When Chinese Speakers Use It
Scene 1: A mother saying goodbye to her son
“Remember,” Chen’s mother said, pressing a stack of neatly folded clothes into his suitcase. “You’re going to Shanghai alone. You won’t have your father to fix things when they break.”
“I know, Ma.”
“Do you? Your cousin Liu Wei is there. Reach out to him. Make friends with your colleagues. 在家靠父母,出门靠朋友.” She zipped the suitcase closed. “You understand?”
“I understand.”
She didn’t say “I love you.” Chinese parents rarely do. She said: build your network. That’s how love expresses itself in practical terms.
Scene 2: A workplace conversation
Fang turned down the promotion that would relocate her to Shenzhen. Her colleague asked why.
“My parents are getting older,” she said. “My whole support system is here. The childcare, the emergency contacts, everything.”
“But it’s a 40% raise.”
“You know the saying? 在家靠父母,出门靠朋友.” She shrugged. “I don’t have friends in Shenzhen yet. I’d be starting from zero. The money isn’t worth the risk.”
Scene 3: A cautionary subversion
Xiao Zhang borrowed money from three different friends to start his business. When it failed, he expected them to understand. They didn’t.

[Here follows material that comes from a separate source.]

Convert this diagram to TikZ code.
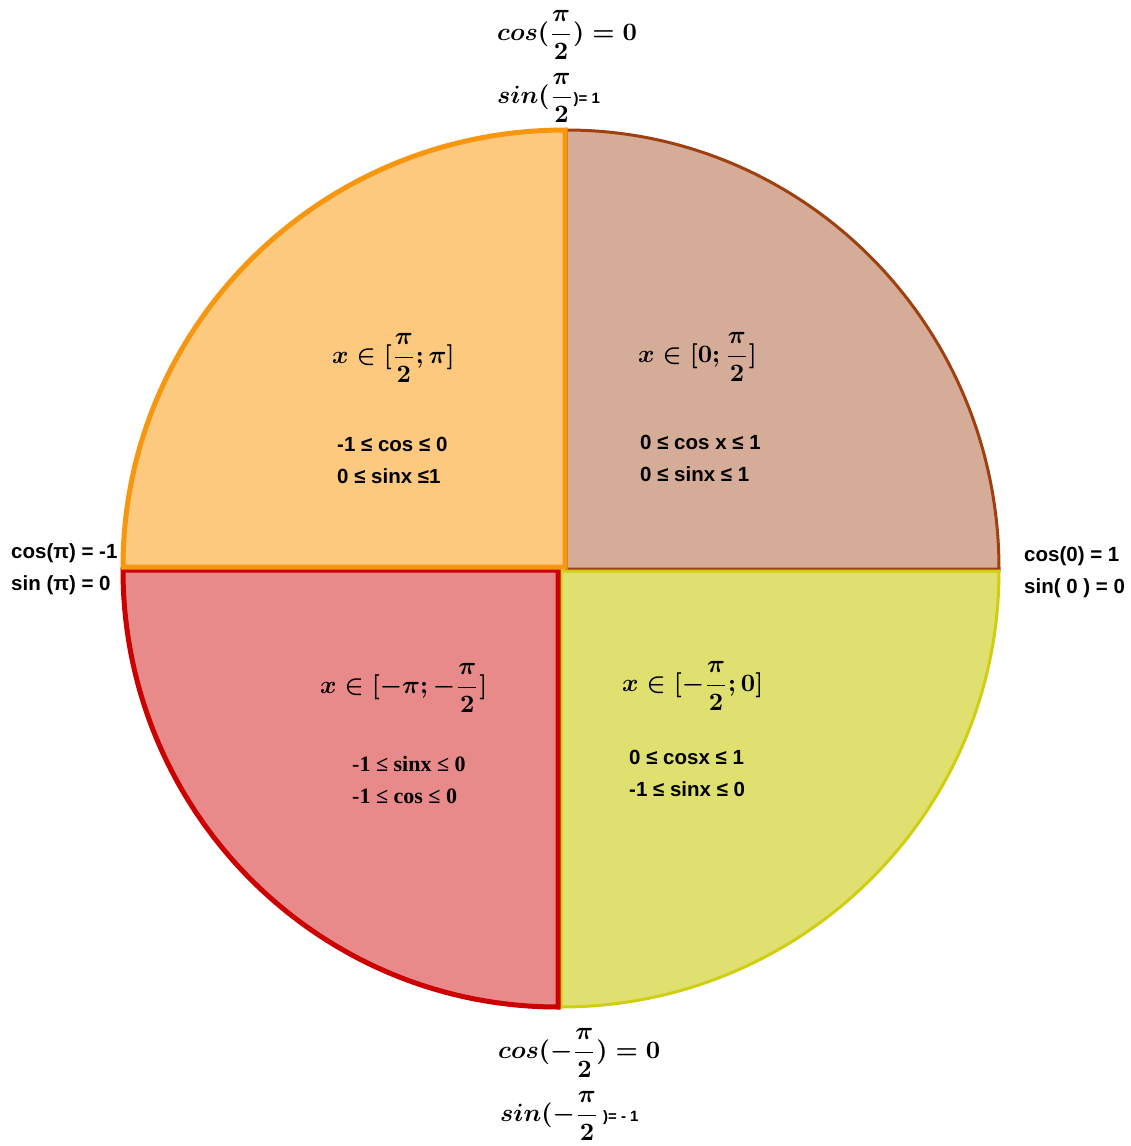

“You treated friendship like a bank account,” his older brother told him. “The proverb says 朋友 are there when you’re 出门. It doesn’t mean you drain them dry.”
Tattoo Advice
Here’s my honest take: this is a reasonable choice for a tattoo, but not a great one.
The good: The meaning is positive and universally understood across Chinese-speaking cultures. You won’t accidentally get something offensive. The twelve characters break into two balanced phrases, which looks aesthetically pleasing in vertical or horizontal layouts.
The concerns: Twelve characters is a lot of real estate. On most body placements, this will need to wrap or stack, which affects readability. The sentiment is also somewhat mundane—this isn’t poetry, it’s practical wisdom. You might find it dated in ten years.
Better alternatives:
- 靠 (kào): “Rely” — Single character, bold meaning. Works on wrist, ankle, or behind ear.
- 朋友 (péngyǒu): “Friend” — Two characters, clean and simple. The cowrie-shell etymology adds depth.
- 在家 (zài jiā): “At home” — Two characters, evokes belonging and roots.
If you’re committed to the full proverb, consider placing it along your ribs or spine, where you have length for the full phrase without cramping. Use a calligrapher who understands the balanced structure—those two parallel clauses should mirror each other visually.